Palmer also discussed stereotypes associated with human trafficking, local trafficking rings and how social media is misused to lure victims.
“Just be sure you know who you’re associated with online,” Palmer said. “If you don’t know them, delete them.”
A panel discussion followed lunch in the ceremonial courtroom in Old County Hall. Panelists were: reformed individual and public speaker Tuhran Gethers, City Court Judge Susan Eagan, Buffalo Police Officer Tommy Champion and Federal Public Defender Jayme Feldman. The focus of the discussion was on racial disparities in the criminal justice system and the societal hurdles that minorities face when engaging with it. Some of those hurdles included a lack of inspiring opportunities for youth and education for adults that leads to jobs.
Champion said that many children look up to people involved in criminal activity because of the visual cues being sent by seeing a drug dealer wearing trendy new clothes and driving an expensive vehicle.
“If all you see is these people being successful, you’re going to want to do it too,” he said.
Feldman said there needs to be more focus on rehabilitating offenders instead of incarcerating them, noting that people commit crimes first because they can’t support themselves in the employment sector.
“What we need is realistic and inspiring opportunities for youth and education for adults that leads to job,” she said.

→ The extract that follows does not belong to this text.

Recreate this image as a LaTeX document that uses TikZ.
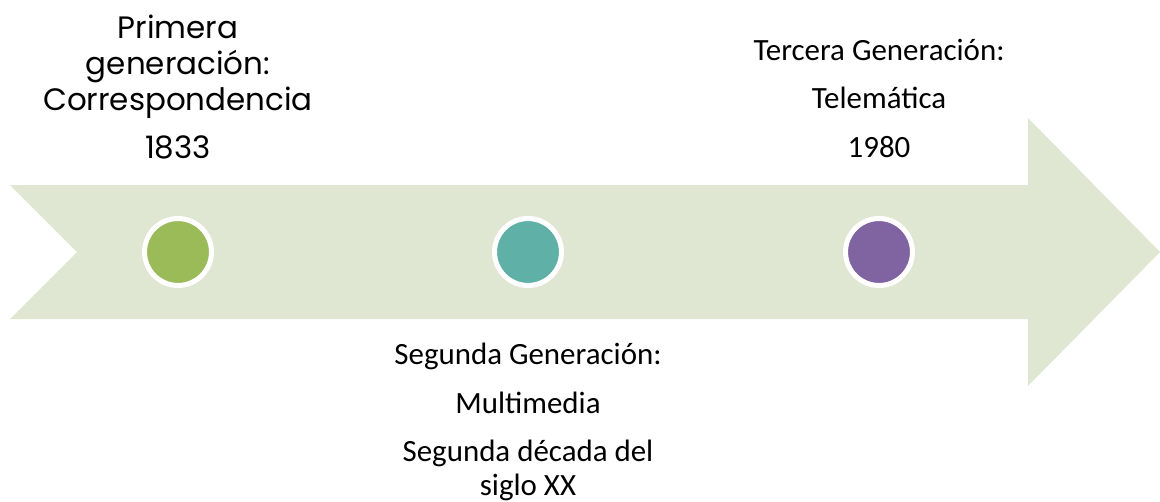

All of the panelists agreed that education was the most effective tool in breaking the cycle of younger generations repeating the mistakes of older ones.
The day ended with a tour at the Family Justice Center of Erie County at Main and Court streets. Executive Director Mary Murphy began her presentation sharing personal stories and reflections about two female victims of domestic violence that led her to establish the FJC.
Murphy explained that more than 14,000 domestic violence emergency calls are made annually in Erie County and that most victims return to their abuser.
“It takes a victim an average of seven or eights times retuning to a dangerous situation before they realize their angel is a monster,” she said.
The center has assisted more than 10,000 people, including Peg Symons, now in her seventh year volunteering with FJC. She spoke after Murphy about her experience leaving an abusive relationship and likened some of their stories to her own.
“The people coming through the doors here are the ones who have driven with the car heat on full blast on a hot summer day because they have chills from fear,” she said.
RL members toured FJC’s facilities then enjoyed happy hour at Local Kitchen & Bar on Chippewa Street before departing for the day.